By Lucia Mutikani
WASHINGTON (Reuters) - Factory output dropped in April and manufacturing activity in New York state contracted this month, a sign that slowing global demand is weighing on the economy.
The anemic growth picture was highlighted by another report on Wednesday showing the largest decline in wholesale prices in three years. The data gives the Federal Reserve latitude to keep priming the economy with an easy monetary policy.
"The somewhat sluggish economic growth and limited inflation are the equivalent of rocket fuel for the Fed," said Joel Naroff, chief economist at Naroff Economic Advisors in Holland, Pennsylvania.
U.S. Treasury debt prices rose on the reports and the dollar retreated from 4-1/2 year highs against the yen as investors fine-tuned their bets on Fed policy. Stocks on Wall Street <.SPX> trended higher while gold prices fell to their lowest in nearly a month.
Manufacturing production fell 0.4 percent last month after declining 0.3 percent in March, the Fed said. That pushed overall industrial output down by 0.5 percent, more than unwinding March's 0.3 percent advance. Economists had expected industrial output to fall only 0.2 percent last month.
The drop in factory output, which accounts for more than 70 percent of industrial production, was broad-based and in keeping with data earlier this month that showed factory payrolls failed to expand last month.
Industrial capacity utilization, a measure of how fully the nation's mines, factories and utilities are deploying their resources, dropped sharply from a more than 4-1/2 year high.

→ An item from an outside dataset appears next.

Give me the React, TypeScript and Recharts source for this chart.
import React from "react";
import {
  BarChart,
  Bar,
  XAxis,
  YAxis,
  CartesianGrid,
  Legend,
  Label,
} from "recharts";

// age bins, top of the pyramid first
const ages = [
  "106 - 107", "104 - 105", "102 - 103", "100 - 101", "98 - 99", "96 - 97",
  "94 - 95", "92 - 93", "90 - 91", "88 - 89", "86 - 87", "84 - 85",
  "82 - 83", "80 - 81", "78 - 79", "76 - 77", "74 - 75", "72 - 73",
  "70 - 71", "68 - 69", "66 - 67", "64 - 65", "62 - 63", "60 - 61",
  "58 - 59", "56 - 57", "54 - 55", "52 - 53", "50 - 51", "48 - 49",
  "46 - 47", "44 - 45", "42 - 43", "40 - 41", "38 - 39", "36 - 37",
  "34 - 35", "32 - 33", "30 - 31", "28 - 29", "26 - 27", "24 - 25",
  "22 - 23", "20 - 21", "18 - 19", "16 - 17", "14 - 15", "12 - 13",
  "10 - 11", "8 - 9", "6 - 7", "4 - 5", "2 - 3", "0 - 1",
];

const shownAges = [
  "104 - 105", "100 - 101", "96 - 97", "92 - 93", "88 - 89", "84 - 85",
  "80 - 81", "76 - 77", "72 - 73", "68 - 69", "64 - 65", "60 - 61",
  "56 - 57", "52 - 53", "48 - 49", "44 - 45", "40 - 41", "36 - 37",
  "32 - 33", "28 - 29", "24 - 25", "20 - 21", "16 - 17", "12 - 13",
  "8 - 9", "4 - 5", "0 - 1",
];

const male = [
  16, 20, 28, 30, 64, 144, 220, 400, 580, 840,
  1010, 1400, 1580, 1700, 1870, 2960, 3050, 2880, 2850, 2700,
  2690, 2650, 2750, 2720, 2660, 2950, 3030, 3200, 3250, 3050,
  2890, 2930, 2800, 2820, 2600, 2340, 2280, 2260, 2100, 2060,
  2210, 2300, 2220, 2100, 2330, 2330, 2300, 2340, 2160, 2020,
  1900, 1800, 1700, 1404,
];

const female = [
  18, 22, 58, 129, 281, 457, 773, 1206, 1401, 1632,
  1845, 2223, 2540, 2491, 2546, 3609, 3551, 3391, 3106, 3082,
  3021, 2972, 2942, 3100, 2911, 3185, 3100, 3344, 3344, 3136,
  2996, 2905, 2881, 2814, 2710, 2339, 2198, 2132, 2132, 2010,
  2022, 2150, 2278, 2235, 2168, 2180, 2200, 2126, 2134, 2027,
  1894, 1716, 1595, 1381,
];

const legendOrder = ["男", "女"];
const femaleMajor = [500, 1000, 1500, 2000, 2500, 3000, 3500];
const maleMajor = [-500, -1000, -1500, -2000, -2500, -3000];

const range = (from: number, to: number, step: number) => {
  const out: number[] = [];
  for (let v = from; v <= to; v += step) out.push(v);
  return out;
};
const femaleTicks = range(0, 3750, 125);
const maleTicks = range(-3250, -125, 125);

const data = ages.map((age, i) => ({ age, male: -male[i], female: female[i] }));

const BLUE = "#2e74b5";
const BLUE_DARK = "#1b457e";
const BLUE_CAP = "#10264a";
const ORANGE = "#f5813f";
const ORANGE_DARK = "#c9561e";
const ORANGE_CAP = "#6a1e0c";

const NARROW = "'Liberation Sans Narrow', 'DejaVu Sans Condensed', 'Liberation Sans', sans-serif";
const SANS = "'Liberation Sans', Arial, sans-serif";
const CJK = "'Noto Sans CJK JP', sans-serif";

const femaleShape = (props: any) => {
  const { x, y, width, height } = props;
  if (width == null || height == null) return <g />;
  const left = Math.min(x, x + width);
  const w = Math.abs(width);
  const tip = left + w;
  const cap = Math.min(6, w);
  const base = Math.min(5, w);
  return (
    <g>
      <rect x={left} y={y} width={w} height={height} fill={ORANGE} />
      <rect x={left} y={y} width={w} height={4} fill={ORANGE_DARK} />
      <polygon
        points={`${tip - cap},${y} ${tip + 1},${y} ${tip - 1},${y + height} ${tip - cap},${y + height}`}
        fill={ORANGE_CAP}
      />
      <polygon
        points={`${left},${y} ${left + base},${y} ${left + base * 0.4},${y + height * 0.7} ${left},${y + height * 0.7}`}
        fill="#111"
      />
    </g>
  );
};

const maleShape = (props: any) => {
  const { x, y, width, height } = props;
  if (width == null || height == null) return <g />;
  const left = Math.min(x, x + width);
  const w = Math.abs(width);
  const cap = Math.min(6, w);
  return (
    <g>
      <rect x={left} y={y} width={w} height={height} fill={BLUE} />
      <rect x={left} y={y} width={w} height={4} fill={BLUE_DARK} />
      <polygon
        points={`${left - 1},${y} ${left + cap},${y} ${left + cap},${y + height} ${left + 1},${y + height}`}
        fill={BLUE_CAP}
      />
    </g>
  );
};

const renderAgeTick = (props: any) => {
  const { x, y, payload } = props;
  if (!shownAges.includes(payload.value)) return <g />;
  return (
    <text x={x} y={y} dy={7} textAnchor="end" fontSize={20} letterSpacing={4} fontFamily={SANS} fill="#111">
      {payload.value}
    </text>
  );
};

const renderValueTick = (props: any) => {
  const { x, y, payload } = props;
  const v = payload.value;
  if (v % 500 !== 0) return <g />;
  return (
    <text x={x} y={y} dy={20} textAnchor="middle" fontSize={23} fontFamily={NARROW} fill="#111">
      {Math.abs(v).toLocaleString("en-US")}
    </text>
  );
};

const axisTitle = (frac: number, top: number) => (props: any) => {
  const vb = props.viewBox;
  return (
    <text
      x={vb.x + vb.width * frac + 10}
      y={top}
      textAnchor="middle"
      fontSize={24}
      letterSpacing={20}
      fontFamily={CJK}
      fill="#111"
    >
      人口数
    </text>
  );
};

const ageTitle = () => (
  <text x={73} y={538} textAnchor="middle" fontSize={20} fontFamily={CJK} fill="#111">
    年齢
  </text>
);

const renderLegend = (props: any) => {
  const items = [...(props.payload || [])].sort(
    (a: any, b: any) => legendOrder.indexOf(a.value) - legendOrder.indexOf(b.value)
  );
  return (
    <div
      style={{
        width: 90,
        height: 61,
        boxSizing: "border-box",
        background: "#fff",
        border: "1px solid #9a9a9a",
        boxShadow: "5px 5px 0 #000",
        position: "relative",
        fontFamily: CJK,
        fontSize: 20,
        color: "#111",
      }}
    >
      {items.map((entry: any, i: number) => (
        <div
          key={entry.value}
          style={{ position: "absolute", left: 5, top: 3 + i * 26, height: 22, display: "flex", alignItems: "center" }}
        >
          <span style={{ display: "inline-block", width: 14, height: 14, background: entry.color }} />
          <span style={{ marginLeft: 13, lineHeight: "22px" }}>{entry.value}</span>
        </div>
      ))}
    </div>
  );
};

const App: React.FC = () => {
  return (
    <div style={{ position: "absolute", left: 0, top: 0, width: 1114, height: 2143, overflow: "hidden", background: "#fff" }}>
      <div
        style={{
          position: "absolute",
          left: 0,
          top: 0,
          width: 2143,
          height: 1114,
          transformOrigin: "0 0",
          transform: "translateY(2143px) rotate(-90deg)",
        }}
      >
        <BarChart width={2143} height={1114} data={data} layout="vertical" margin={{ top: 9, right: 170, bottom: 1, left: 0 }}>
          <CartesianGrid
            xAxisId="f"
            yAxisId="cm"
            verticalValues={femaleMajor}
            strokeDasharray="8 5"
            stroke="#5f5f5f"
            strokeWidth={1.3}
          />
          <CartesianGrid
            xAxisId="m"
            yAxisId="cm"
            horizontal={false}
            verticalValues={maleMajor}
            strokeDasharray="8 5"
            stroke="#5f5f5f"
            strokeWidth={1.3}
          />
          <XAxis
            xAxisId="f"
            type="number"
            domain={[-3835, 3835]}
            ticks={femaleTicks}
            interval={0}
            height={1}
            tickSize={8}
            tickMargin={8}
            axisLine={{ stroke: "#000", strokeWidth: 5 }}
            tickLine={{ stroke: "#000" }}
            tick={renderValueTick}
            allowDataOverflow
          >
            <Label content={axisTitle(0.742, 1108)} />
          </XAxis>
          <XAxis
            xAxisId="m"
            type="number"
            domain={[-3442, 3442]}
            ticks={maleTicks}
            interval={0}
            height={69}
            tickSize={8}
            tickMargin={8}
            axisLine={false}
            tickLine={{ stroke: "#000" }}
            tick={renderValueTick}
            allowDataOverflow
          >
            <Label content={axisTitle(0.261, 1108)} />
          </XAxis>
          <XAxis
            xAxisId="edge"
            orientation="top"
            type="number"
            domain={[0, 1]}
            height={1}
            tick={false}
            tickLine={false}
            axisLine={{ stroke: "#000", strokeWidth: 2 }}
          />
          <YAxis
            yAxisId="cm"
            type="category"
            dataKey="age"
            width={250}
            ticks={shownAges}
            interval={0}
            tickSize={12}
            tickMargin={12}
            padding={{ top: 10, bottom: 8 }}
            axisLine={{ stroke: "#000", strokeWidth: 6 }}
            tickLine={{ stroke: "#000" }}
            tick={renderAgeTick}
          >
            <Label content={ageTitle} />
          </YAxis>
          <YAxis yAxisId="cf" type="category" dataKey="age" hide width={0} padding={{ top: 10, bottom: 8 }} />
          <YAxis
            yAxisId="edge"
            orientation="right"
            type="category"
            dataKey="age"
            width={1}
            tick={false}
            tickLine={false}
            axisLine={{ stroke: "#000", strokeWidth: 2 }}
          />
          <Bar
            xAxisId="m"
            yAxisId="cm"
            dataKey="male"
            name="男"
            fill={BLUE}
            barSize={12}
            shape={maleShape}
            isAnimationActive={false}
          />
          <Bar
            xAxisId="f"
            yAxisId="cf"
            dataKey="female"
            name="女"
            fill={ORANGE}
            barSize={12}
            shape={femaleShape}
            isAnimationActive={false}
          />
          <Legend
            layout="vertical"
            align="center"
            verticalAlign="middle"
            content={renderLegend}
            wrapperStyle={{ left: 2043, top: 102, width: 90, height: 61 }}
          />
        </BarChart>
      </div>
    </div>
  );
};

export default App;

A recession in the euro zone and slower growth in China has undercut demand for U.S. exports, taking some steam out of the factory sector. A strengthening in the dollar against both the euro and the yen has also hurt.

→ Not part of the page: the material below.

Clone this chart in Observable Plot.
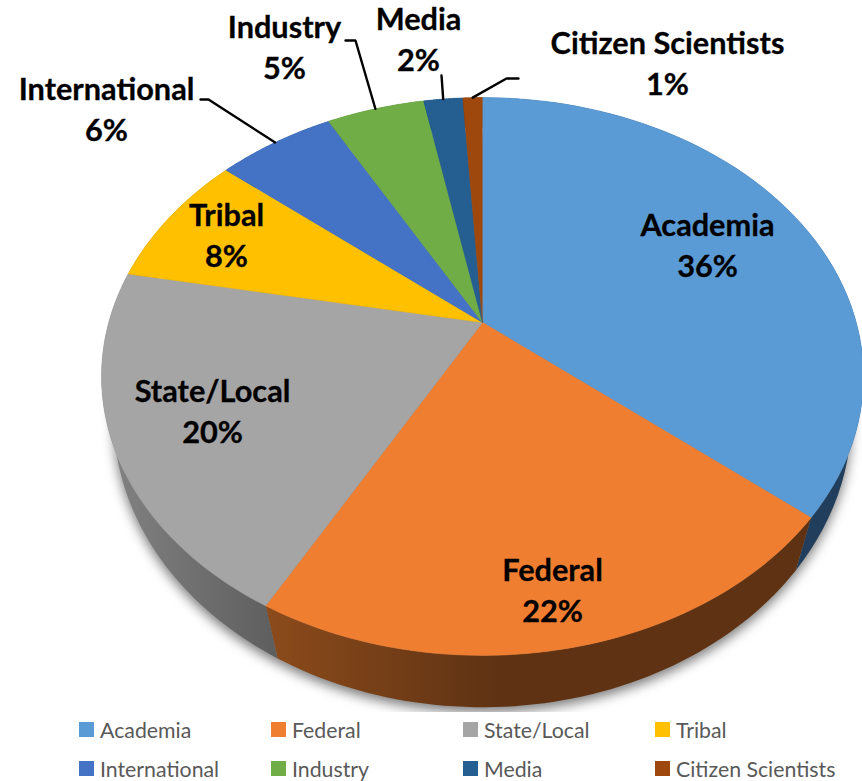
<!DOCTYPE html>
<html>
<head>
<meta charset="utf-8">
<script src="https://cdn.jsdelivr.net/npm/d3@7"></script>
<script src="https://cdn.jsdelivr.net/npm/@observablehq/plot@0.6"></script>
<style>
  html, body { margin: 0; padding: 0; background: #fff; }
  #chart svg { display: block; }
  #legend { display: grid; grid-template-columns: repeat(4, 192px); grid-auto-rows: 39px;
            margin-left: 79px; margin-top: -2px; font: 21.3px Lato, sans-serif; color: #595959; }
  #legend div { display: flex; align-items: center; white-space: nowrap; }
  #legend i { display: inline-block; width: 15px; height: 15px; margin-right: 6px; }
</style>
</head>
<body>
<div id="chart"></div>
<div id="legend"></div>
<script>
// Data
const categories = ["Academia", "Federal", "State/Local", "Tribal", "International", "Industry", "Media", "Citizen Scientists"];
const shares = [36, 22, 20, 8, 6, 5, 2, 1];
const colors = ["#5B9BD5", "#F07E30", "#A5A5A5", "#FFC000", "#4472C4", "#70AD47", "#255E91", "#9E480E"];
const sideColors = ["#213F5C", "url(#federalSide)", "url(#stateSide)", "#7F6000", "#2F4A80", "#43682B", "#163855", "#5E2B08"];
const outside = ["International", "Industry", "Media", "Citizen Scientists"];

// Layout: label centres, and the leader lines' elbow relative to the label side
const labelCenters = [[707, 243], [552, 588], [212, 409], [226, 233], [106, 107], [284, 45], [418, 37], [667, 61]];
const leaderKnees = { "International": [[200, 99], [208, 99]], "Industry": [[345, 40], [355, 40]], "Media": [[441, 75]], "Citizen Scientists": [[518, 78], [506, 78]] };

// Perspective views of the pie's top and bottom discs
const topDisc = { cx: 482, cy: 322, r: 373.8, a: 268.5, c: 0.1935 };
const bottomDisc = { cx: 482, cy: 369, r: 363.8, a: 282, c: 0.165 };
function project(d, theta, k = 1) {
  const u = k * Math.sin(theta), v = k * Math.cos(theta), w = 1 + d.c * v;
  return { x: d.cx + d.r * u / w, y: d.cy - d.a * v / w };
}

const arcs = d3.pie().sort(null).value((d) => d)(shares);
const arcPoints = (disc, a) => d3.range(61).map((i) => project(disc, a.startAngle + (a.endAngle - a.startAngle) * i / 60));

const faces = categories.flatMap((category, i) => [
  project(topDisc, 0, 0),
  ...arcPoints(topDisc, arcs[i])
].map((p) => ({ ...p, key: category })));

const sides = categories.flatMap((category, i) => [
  ...arcPoints(topDisc, arcs[i]),
  ...arcPoints(bottomDisc, arcs[i]).reverse()
].map((p) => ({ ...p, key: "side " + category })));

const shadow = d3.range(241).map((i) => project(bottomDisc, 2 * Math.PI * i / 240));

const leaders = outside.flatMap((category) => {
  const a = arcs[categories.indexOf(category)];
  return [...leaderKnees[category].map(([x, y]) => ({ x, y })), project(topDisc, (a.startAngle + a.endAngle) / 2)]
    .map((p) => ({ ...p, key: category }));
});

const labels = categories.map((category, i) => ({
  x: labelCenters[i][0], y: labelCenters[i][1], text: `${category}\n${shares[i]}%`
}));

const gradients = () => {
  const defs = d3.create("svg:defs");
  const add = (id, from, to) => {
    const g = defs.append("linearGradient").attr("id", id).attr("gradientUnits", "userSpaceOnUse")
      .attr("x1", from[0]).attr("x2", to[0]).attr("y1", 0).attr("y2", 0);
    g.append("stop").attr("offset", 0).attr("stop-color", from[1]);
    g.append("stop").attr("offset", 1).attr("stop-color", to[1]);
  };
  add("federalSide", [275, "#8A4A1B"], [500, "#5E3213"]);
  add("stateSide", [120, "#808080"], [275, "#5E5E5E"]);
  return defs.node();
};

const chart = Plot.plot({
  width: 862,
  height: 712,
  margin: 0,
  x: { domain: [0, 862], range: [0, 862], axis: null },
  y: { domain: [0, 712], range: [0, 712], axis: null },
  color: {
    type: "ordinal",
    domain: [...categories, ...categories.map((c) => "side " + c)],
    range: [...colors, ...sideColors]
  },
  style: { background: "transparent", overflow: "hidden" },
  marks: [
    gradients,
    Plot.line(shadow, { x: "x", y: "y", dy: 5, fill: "#7c7c7c", stroke: "none", imageFilter: "blur(6px)" }),
    Plot.line(sides, { x: "x", y: "y", z: "key", fill: "key", stroke: "none" }),
    Plot.line(faces, { x: "x", y: "y", z: "key", fill: "key", stroke: "key", strokeWidth: 0.5 }),
    Plot.line(leaders, { x: "x", y: "y", z: "key", stroke: "#000", strokeWidth: 2.4, strokeLinejoin: "miter" }),
    Plot.text(labels, {
      x: "x", y: "y", text: "text", fill: "#000", stroke: "#000", strokeWidth: 0.3,
      fontFamily: "Lato, sans-serif", fontWeight: 700, fontSize: 30.7, lineHeight: 1.35, textAnchor: "middle"
    })
  ]
});
document.getElementById("chart").append(chart);

const legend = d3.select("#legend");
categories.forEach((c, i) => {
  const item = legend.append("div");
  item.append("i").style("background", colors[i]);
  item.append("span").text(c);
});
</script>
</body>
</html>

At the same time, manufacturing has been hit hard by belt-tightening in Washington, in particular $85 billion in across the board spending cuts that kicked in on March 1.
Other areas of the economy such as employment, housing and the retail sector have shown surprising resilience, which should limit the degree to which the economy slows. Manufacturing accounts for about 12 percent of U.S. GDP.
"Manufacturing is struggling. The weakness in Europe's economy and softening emerging markets is hurting U.S. manufacturers more than the domestic economy," said Ryan Sweet, a senior economist at Moody's Analytics in West Chester Pennsylvania. "That's going to linger for sometime."
Indeed, a second report showed manufacturing activity in New York state fell in May as new orders, unfilled orders and shipments of finished goods all declined.
The New York Federal Reserve's "Empire State" general business conditions index fell to minus 1.43 this month from 3.05 in April. A reading below zero indicates a contraction in the region's factories.
Graphic - Producer prices: http://link.reuters.com/hak93t
Graphic - Industrial output: http://link.reuters.com/vaw93t
Graphic - Homebuilder sentiment: http://link.reuters.com/fyc24t
Graphic - Import prices and oil: http://link.reuters.com/peg64t
Economists said the weakness in manufacturing, one of the main drivers of growth since the 2007-09 recession ended, suggested the economy could slow to a 2 percent annual growth pace in the second quarter. It expanded at a 2.5 percent rate in the first three months of the year.
With domestic demand lackluster, the euro zone economy mired in a recession and growth in China slowing, disinflation is creeping into the U.S. economy.
The Labor Department said its producer price index fell 0.7 percent last month, the biggest decline since February 2010. Wholesale prices had dropped 0.6 percent in March.
In the 12 months through April, wholesale prices were up only 0.6 percent, the smallest increase since July last year. Prices had increased 1.1 percent in March.
Underscoring the tame inflation environment, core wholesale prices, which strip out volatile food and energy costs, nudged up just 0.1 percent, the smallest gain since November.
With little sign of pipeline price pressures, consumer inflation should remain low this year, providing scope for the Fed to maintain its monthly $85 billion purchases of mortgage and Treasury bonds to keep rates low and speed up job growth.
"Inflation is too low, but not low enough to really get the Fed to increase the size of its asset purchases," said Sweet.
A measure of consumer inflation closely watched by the Fed has slowed sharply since the start of the year. It now stands a full percentage point below the Fed's 2 percent target. A core measure is nearly as low. Data on Thursday is expected to show the downward trend in consumer prices persisted in April.
Last month, wholesale gasoline prices fell 6.0 percent after dropping 6.8 percent in March. That led energy prices down by 2.5 percent in April, a decline that accounted for more than 80 percent of the overall drop in wholesale prices.
Producer prices were also dampened by a 0.8 percent decline in food prices, the largest fall since May 2011. Food prices were held down by a collapse in the wholesales prices of strawberries, eggs and fresh and dry vegetables.